## Source code of charts
######

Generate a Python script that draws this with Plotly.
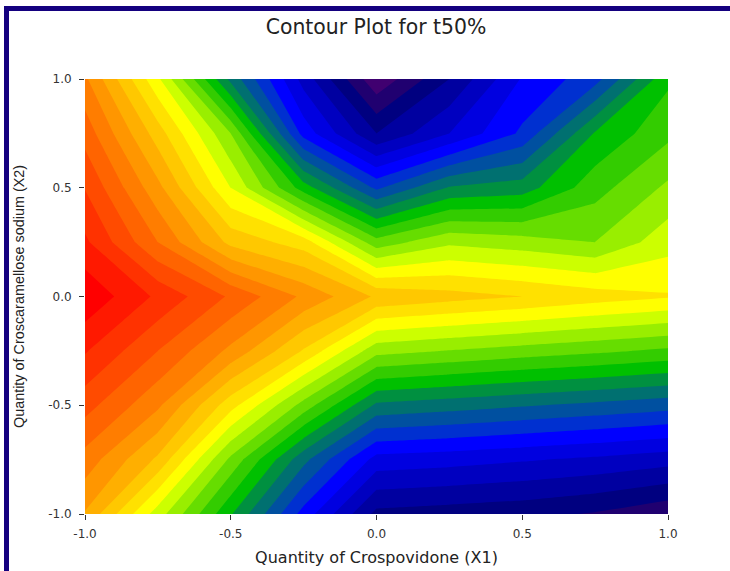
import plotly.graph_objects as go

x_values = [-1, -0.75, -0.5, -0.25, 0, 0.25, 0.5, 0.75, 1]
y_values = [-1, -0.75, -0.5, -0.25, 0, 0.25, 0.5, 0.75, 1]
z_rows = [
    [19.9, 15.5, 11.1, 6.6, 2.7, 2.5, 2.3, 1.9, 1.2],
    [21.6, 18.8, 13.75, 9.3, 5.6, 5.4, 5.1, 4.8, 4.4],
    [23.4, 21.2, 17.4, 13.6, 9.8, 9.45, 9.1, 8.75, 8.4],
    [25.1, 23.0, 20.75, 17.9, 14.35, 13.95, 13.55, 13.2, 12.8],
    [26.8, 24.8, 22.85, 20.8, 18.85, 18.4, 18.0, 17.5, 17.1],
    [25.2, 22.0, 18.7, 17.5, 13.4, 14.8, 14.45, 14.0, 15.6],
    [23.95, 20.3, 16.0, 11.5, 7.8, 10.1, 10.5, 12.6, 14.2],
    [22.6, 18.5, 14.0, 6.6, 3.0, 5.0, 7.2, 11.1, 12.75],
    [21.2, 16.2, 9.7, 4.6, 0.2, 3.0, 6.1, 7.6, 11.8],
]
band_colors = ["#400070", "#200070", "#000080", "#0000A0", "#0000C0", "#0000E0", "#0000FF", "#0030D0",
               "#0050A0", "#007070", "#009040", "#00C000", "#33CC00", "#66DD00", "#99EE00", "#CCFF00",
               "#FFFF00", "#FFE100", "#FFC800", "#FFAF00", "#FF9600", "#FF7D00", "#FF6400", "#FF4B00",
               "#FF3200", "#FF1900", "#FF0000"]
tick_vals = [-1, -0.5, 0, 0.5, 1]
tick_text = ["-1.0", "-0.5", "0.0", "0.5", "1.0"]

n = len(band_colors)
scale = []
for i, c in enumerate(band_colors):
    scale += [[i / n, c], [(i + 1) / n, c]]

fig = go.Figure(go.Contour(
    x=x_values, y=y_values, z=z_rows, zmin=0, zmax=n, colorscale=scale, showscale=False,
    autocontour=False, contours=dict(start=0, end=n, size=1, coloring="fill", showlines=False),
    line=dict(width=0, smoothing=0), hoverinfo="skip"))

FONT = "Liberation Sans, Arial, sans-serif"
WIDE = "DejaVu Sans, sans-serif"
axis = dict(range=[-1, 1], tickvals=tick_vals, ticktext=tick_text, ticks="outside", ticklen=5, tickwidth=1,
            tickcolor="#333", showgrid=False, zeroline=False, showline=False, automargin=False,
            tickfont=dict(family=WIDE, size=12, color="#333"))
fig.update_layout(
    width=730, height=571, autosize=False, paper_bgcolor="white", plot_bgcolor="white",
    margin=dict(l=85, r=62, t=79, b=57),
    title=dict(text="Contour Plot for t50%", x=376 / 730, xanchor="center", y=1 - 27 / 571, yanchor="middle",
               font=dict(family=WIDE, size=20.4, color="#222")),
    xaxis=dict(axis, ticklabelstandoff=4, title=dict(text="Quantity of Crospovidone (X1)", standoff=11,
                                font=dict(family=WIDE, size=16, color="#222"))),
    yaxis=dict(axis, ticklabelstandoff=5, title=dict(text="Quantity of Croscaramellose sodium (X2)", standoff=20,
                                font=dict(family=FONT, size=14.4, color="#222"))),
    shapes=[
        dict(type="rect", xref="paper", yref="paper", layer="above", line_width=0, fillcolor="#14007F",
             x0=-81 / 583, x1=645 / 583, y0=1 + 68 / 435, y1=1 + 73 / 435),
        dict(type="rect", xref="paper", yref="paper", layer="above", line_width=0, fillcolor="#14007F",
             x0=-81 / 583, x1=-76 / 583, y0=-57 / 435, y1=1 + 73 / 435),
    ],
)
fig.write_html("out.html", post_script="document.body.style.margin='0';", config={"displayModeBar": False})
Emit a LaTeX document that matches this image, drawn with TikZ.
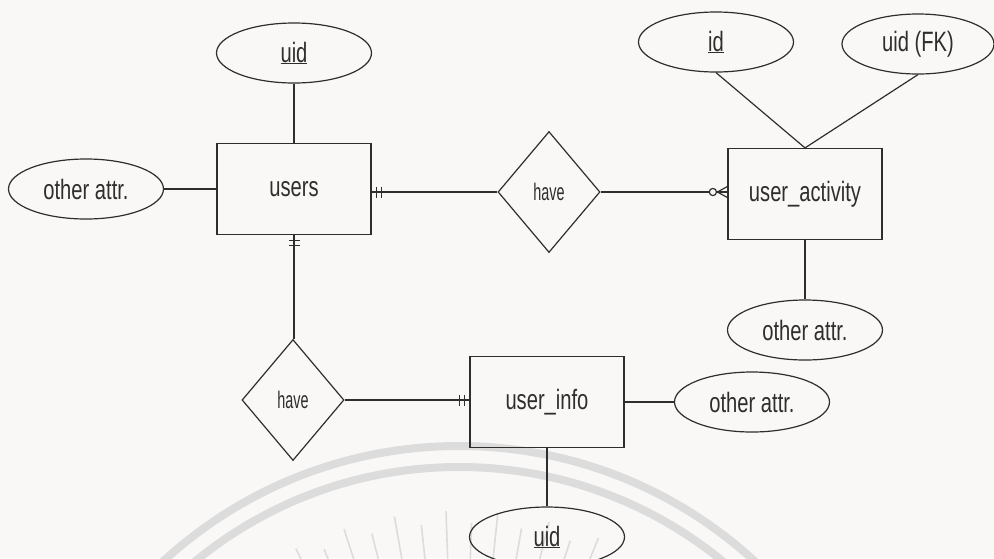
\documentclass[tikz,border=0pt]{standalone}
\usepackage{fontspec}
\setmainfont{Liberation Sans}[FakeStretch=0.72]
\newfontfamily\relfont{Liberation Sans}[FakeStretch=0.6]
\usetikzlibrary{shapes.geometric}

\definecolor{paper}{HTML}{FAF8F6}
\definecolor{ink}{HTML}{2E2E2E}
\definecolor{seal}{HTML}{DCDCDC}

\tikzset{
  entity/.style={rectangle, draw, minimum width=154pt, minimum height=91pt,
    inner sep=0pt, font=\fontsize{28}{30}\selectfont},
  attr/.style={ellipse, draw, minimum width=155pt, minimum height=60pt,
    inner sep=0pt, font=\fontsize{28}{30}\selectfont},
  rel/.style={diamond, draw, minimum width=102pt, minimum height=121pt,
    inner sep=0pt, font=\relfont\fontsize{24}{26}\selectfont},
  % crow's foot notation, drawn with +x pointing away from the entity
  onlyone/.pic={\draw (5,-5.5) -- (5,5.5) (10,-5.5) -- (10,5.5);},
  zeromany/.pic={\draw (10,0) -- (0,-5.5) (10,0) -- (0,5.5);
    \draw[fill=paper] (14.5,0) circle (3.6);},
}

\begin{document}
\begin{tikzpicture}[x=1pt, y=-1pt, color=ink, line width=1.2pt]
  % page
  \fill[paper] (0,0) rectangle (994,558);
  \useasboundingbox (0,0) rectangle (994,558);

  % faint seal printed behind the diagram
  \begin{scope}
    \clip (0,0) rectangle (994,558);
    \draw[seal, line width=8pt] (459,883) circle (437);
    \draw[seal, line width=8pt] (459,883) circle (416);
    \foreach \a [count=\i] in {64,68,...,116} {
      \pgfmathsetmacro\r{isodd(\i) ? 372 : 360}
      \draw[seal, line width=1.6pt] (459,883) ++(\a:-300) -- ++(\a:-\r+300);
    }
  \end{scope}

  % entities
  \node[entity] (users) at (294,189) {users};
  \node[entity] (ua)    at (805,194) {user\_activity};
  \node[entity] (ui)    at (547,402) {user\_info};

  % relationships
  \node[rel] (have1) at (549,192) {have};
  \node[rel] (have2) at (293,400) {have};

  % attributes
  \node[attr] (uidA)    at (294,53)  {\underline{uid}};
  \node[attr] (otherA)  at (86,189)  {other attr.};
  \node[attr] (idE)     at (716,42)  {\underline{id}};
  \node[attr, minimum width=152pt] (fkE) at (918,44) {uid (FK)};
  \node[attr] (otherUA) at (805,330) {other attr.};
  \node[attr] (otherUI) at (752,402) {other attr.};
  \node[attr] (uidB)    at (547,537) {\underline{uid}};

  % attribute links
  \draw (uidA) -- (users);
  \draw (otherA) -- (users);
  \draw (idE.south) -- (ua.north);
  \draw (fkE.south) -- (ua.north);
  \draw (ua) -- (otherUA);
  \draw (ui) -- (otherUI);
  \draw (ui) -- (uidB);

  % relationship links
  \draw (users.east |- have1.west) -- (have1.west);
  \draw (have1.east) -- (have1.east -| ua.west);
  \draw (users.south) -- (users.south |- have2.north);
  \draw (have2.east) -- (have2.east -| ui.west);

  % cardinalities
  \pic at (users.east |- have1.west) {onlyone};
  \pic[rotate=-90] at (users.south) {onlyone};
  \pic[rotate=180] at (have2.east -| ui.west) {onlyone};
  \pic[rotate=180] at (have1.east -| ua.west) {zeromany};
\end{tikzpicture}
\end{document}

######

## TASK DESCRIPTION
In the listing, find every line containing the word "this" and list it.

## COMPLETE OUTPUT
Generate a Python script that draws this with Plotly.
Emit a LaTeX document that matches this image, drawn with TikZ.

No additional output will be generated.